▶ Stated exercise: Print the lines starting at the line containing "Convert this chart to matplotlib code." and ending at the line containing "plt.rcParams['font.family'] = ['Noto", exactly and in full, without the pictures.

▶ Entries provided:
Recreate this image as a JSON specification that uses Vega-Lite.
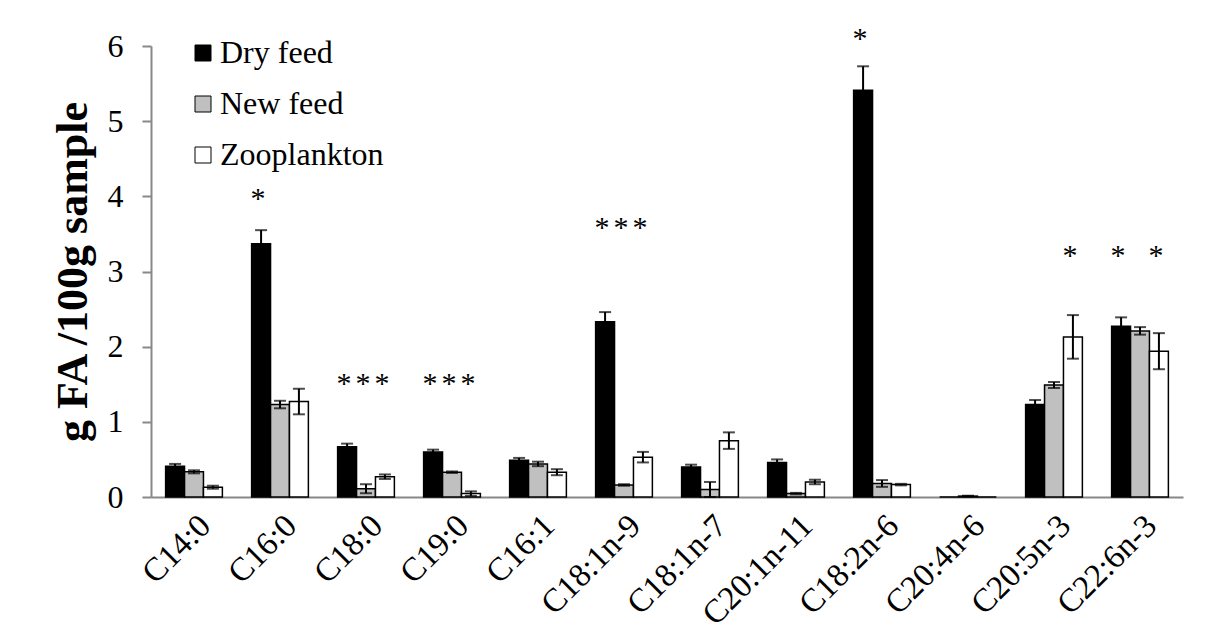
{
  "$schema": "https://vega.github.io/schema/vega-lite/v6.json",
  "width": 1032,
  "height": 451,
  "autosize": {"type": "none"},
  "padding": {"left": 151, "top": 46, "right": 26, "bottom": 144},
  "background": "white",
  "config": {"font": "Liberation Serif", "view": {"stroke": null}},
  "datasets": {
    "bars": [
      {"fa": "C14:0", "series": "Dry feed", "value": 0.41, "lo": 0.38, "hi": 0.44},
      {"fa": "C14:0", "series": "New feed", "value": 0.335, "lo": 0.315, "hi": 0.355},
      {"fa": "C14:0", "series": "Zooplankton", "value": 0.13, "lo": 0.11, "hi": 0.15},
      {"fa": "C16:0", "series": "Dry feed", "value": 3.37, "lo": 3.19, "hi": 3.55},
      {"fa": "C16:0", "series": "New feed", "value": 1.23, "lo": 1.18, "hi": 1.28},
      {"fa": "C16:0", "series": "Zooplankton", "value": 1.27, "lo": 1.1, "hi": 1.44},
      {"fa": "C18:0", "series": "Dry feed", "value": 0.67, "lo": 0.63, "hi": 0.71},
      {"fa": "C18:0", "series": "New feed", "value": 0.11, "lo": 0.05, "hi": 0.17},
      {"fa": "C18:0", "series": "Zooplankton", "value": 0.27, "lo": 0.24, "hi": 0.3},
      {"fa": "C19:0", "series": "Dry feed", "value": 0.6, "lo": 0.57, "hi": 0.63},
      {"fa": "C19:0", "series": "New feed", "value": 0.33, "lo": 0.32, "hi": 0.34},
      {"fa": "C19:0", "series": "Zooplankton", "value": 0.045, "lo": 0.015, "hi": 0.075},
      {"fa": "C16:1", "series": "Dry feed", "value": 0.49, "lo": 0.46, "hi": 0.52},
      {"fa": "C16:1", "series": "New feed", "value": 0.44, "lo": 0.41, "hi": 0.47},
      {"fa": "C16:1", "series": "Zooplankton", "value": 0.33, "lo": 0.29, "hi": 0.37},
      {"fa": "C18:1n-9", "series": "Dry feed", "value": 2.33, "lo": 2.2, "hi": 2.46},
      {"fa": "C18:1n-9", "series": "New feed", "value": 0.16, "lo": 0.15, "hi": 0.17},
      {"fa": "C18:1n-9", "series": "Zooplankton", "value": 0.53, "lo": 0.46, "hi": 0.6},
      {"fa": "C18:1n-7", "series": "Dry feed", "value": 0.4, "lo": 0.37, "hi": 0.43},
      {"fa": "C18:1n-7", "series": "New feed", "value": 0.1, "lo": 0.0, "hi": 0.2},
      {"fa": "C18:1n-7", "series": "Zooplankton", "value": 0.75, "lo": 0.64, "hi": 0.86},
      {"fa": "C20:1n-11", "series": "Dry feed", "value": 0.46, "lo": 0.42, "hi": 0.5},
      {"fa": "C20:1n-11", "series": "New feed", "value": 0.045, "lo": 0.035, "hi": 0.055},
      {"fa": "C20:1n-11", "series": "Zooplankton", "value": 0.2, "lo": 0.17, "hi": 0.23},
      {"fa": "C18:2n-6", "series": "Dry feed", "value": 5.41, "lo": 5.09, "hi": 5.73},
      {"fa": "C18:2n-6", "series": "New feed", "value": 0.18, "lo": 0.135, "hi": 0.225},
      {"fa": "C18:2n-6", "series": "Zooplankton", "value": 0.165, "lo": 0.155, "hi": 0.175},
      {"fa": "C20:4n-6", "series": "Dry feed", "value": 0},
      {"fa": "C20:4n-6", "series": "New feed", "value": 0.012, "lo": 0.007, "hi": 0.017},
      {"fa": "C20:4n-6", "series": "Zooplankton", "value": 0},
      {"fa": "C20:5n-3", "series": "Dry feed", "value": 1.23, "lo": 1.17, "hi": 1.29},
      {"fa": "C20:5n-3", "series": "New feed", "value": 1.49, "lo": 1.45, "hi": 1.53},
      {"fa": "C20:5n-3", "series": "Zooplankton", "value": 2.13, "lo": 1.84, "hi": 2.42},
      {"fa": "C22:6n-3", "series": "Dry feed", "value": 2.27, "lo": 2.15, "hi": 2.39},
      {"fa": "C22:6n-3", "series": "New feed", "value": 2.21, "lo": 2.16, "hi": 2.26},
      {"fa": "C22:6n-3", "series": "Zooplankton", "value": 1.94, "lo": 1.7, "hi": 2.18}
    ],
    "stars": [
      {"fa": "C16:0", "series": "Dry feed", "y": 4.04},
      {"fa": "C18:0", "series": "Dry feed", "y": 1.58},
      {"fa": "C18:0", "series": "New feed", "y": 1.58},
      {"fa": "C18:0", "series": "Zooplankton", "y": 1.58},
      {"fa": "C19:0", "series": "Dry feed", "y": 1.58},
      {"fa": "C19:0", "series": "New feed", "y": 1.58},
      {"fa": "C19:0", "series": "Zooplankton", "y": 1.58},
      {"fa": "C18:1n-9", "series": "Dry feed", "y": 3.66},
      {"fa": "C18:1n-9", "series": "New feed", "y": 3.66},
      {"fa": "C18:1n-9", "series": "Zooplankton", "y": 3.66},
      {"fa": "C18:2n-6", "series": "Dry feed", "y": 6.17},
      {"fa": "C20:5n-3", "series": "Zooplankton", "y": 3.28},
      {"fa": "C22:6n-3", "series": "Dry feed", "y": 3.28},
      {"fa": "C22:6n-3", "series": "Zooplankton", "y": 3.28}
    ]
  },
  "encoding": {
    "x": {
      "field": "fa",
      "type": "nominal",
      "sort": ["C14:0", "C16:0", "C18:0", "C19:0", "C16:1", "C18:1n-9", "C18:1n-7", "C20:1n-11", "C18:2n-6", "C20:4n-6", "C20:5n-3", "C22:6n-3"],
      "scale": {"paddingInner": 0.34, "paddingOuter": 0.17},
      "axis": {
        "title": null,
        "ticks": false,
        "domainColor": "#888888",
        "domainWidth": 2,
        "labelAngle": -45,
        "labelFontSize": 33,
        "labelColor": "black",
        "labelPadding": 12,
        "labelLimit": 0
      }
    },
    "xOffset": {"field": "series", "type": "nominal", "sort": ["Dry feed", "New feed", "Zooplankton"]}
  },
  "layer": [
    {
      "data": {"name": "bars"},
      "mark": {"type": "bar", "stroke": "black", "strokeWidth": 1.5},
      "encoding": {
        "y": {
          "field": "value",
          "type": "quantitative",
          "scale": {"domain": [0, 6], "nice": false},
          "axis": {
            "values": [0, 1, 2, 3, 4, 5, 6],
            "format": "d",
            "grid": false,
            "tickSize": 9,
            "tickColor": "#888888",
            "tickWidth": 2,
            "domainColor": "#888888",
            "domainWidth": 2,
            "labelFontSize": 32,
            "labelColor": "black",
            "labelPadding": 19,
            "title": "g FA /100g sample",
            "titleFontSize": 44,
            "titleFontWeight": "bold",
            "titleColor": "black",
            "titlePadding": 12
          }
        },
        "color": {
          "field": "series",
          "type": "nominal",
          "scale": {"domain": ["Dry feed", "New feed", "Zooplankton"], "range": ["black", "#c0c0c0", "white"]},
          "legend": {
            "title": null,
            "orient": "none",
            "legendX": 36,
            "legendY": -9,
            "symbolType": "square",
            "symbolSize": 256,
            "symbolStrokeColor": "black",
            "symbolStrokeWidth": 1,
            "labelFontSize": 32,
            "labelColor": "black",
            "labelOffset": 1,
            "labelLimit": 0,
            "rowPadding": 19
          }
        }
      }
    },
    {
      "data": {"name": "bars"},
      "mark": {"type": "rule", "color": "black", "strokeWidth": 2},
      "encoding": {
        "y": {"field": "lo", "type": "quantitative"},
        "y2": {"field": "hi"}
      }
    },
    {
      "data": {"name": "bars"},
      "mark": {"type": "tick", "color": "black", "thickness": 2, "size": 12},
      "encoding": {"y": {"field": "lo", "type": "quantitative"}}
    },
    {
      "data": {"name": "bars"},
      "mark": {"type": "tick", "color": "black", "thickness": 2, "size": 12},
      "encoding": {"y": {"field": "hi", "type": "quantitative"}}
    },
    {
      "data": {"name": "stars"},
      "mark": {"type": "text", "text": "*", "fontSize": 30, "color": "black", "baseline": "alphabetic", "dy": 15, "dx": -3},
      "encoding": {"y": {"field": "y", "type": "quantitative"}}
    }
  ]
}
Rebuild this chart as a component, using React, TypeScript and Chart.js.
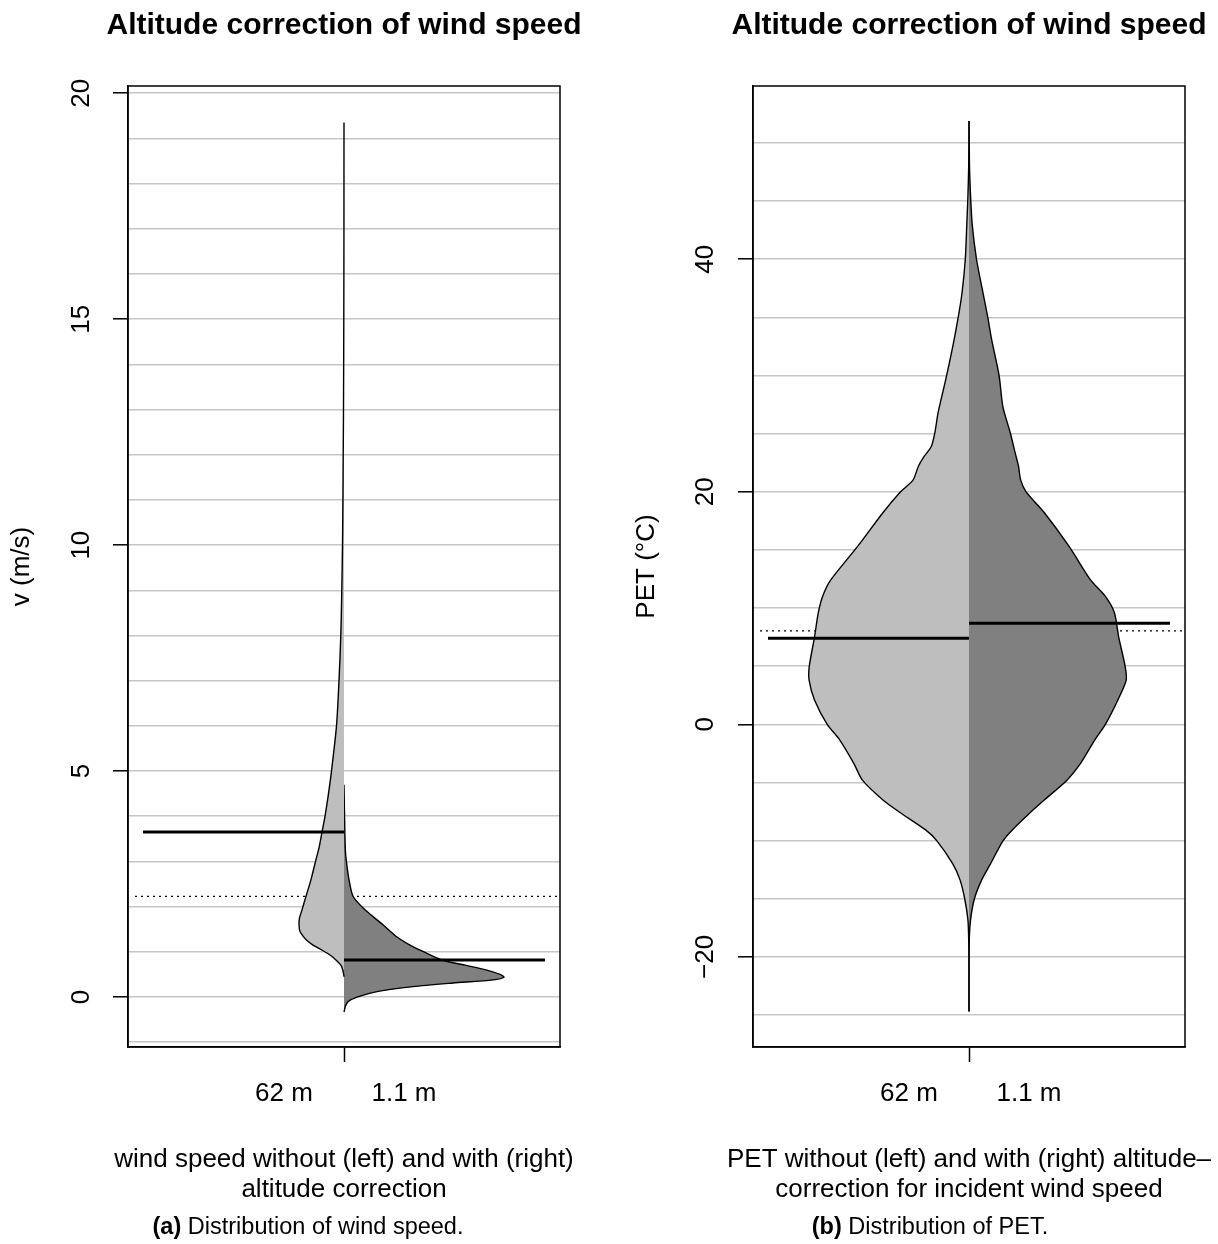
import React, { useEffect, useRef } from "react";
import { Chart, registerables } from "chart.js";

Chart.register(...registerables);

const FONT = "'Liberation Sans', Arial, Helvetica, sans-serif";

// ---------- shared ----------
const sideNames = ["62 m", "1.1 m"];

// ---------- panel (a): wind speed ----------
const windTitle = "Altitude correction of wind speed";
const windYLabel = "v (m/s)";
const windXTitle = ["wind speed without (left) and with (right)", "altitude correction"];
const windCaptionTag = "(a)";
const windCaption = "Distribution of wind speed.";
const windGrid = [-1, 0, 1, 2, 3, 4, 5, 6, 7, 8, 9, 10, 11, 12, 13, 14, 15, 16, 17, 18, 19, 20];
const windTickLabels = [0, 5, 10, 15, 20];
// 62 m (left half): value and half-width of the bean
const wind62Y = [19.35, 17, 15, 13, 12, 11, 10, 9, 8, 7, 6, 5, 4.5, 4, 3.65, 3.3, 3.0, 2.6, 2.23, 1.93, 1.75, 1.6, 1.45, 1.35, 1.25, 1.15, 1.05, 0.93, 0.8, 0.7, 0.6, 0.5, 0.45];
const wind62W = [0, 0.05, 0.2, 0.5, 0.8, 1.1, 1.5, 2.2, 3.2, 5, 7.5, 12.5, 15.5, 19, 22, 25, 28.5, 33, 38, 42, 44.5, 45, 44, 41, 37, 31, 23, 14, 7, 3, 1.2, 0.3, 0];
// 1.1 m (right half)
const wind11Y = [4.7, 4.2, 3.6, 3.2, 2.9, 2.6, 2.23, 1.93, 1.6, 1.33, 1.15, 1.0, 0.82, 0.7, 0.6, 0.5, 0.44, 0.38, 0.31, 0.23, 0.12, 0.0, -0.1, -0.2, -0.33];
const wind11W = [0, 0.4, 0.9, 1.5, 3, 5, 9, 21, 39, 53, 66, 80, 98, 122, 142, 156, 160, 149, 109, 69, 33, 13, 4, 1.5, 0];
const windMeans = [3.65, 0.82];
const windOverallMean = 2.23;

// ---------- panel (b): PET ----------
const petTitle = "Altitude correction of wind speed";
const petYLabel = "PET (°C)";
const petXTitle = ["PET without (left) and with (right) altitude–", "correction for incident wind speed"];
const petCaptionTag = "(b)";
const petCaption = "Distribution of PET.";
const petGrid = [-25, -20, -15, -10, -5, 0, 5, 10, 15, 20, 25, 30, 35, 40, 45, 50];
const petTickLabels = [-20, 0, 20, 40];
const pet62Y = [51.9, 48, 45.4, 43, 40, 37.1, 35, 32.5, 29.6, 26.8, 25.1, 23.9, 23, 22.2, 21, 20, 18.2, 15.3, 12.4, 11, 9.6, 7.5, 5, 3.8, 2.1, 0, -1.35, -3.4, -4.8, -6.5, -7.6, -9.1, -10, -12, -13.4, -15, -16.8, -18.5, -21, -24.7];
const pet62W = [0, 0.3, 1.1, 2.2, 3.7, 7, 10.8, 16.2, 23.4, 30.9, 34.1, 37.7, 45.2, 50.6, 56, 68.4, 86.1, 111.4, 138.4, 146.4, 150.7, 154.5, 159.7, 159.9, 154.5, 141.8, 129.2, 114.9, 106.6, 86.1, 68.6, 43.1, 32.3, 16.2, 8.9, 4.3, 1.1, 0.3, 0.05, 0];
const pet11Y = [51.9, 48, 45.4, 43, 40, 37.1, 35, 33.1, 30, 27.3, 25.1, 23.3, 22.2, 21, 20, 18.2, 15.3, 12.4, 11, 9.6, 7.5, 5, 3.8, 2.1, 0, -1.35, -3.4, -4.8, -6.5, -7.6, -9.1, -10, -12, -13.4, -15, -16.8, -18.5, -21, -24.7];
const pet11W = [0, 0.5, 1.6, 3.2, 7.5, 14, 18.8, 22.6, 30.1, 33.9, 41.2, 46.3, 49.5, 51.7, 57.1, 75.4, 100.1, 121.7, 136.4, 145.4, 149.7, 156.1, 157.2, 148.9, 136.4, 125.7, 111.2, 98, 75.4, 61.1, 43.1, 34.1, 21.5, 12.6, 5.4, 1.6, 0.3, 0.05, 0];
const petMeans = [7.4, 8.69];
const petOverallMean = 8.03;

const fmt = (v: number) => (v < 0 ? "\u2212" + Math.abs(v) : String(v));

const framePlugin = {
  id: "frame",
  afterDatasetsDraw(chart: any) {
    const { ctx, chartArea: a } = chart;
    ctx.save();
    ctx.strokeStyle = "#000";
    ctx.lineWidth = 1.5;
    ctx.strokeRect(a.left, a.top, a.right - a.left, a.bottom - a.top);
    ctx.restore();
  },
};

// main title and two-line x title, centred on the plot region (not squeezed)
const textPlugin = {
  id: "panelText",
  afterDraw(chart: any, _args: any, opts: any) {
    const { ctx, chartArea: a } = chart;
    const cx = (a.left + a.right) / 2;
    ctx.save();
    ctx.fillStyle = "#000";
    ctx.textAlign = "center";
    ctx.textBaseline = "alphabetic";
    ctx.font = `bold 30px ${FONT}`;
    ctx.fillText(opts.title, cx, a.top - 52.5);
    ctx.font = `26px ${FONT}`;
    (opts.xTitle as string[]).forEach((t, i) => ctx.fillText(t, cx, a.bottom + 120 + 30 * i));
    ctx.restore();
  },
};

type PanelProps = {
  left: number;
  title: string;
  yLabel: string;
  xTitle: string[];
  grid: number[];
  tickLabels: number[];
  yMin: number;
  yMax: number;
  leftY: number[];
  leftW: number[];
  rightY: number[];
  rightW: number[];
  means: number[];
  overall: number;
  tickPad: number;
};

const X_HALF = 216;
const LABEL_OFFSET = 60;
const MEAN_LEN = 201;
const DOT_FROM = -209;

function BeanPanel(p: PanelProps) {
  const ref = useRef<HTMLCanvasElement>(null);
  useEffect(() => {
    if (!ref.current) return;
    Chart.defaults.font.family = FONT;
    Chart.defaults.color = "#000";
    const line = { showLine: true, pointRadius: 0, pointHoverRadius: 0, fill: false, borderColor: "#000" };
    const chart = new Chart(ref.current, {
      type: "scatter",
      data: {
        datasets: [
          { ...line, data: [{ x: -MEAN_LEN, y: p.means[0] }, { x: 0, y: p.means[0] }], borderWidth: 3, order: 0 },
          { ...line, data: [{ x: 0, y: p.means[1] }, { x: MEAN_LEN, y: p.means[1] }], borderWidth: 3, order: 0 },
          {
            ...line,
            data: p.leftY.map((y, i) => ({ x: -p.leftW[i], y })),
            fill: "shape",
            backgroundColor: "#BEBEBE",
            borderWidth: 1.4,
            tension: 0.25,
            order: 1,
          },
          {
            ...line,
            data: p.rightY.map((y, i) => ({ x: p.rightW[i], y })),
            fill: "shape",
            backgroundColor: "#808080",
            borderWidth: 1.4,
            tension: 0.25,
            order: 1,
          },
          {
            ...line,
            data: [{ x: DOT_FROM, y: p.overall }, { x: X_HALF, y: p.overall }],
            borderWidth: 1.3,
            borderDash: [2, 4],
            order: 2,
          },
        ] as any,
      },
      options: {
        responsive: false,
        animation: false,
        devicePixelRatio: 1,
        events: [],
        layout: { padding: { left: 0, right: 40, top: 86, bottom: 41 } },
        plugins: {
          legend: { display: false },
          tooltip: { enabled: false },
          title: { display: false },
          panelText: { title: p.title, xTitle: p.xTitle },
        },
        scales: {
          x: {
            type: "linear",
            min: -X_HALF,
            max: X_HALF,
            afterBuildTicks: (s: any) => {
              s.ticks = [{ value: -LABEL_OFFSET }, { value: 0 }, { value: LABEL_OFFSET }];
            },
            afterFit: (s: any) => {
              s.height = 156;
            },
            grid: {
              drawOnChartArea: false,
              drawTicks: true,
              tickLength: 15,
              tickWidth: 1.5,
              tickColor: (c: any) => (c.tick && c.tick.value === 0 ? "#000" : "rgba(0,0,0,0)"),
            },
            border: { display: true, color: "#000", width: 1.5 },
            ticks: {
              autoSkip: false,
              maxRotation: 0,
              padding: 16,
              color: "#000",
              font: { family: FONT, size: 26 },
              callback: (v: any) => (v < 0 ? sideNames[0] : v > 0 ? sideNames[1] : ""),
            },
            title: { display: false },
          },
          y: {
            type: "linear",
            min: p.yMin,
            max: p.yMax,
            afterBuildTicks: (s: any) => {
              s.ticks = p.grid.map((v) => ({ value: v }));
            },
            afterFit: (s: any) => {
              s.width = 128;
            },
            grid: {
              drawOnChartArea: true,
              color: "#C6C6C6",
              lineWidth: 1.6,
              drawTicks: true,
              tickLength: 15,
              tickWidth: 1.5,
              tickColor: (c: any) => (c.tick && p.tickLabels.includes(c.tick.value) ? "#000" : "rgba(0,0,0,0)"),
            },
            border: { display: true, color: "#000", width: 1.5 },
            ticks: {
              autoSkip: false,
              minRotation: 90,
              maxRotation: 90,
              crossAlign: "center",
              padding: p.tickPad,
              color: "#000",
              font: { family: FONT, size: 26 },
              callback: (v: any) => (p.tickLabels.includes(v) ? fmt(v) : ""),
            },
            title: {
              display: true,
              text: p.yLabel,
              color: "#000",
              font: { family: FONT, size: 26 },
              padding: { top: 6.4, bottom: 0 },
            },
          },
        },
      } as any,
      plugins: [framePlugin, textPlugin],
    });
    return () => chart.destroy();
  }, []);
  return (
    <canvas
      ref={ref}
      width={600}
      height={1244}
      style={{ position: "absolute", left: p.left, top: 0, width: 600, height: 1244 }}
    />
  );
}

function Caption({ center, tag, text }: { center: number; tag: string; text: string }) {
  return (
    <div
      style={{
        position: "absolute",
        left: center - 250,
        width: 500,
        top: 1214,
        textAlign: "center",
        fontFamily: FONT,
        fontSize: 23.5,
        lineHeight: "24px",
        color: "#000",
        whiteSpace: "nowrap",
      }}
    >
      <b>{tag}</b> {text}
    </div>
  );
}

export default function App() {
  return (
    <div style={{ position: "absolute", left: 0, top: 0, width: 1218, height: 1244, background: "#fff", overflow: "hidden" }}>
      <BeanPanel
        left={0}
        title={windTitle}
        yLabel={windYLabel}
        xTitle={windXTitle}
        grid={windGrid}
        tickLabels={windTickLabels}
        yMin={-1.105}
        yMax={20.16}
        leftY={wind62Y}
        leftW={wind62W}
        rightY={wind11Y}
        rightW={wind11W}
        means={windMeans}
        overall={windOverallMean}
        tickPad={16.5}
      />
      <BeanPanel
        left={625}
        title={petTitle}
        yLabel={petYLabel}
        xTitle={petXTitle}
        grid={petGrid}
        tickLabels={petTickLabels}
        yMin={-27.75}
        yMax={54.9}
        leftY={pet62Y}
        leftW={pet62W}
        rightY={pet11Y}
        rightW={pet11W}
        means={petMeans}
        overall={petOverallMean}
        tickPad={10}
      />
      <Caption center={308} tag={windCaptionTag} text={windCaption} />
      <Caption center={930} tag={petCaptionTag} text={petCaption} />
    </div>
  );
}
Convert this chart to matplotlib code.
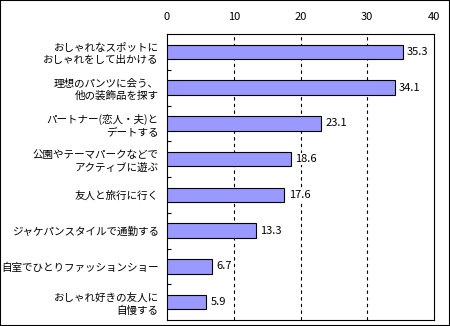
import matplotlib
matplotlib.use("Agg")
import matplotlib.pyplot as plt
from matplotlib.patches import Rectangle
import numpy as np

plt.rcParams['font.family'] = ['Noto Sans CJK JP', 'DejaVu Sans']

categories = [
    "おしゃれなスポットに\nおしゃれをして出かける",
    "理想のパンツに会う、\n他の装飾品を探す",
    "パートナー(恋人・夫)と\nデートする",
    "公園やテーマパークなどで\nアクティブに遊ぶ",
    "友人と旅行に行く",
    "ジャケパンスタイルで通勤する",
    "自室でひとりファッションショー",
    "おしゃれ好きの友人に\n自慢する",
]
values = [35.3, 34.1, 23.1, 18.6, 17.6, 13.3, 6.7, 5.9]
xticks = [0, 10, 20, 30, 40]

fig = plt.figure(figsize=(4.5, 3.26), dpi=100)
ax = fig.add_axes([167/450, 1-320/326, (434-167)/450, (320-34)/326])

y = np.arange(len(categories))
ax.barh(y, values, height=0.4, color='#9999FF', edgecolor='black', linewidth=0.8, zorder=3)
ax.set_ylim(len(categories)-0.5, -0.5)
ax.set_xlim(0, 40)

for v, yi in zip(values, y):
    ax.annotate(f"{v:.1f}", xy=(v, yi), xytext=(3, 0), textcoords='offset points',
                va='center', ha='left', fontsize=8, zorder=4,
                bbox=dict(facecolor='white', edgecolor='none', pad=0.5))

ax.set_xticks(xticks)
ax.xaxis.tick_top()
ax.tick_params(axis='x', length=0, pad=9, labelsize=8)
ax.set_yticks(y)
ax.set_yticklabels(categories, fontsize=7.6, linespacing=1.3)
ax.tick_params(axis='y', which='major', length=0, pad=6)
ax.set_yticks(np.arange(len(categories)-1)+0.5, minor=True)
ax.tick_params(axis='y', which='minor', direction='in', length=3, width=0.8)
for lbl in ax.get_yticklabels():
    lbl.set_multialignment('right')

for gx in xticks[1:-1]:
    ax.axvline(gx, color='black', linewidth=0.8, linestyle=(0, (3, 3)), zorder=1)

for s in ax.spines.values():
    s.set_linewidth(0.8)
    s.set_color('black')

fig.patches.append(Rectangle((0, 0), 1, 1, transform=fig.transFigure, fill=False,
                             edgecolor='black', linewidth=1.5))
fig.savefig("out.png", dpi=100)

▶ The reply:
Convert this chart to matplotlib code.
import matplotlib
matplotlib.use("Agg")
import matplotlib.pyplot as plt
from matplotlib.patches import Rectangle
import numpy as np

plt.rcParams['font.family'] = ['Noto Sans CJK JP', 'DejaVu Sans']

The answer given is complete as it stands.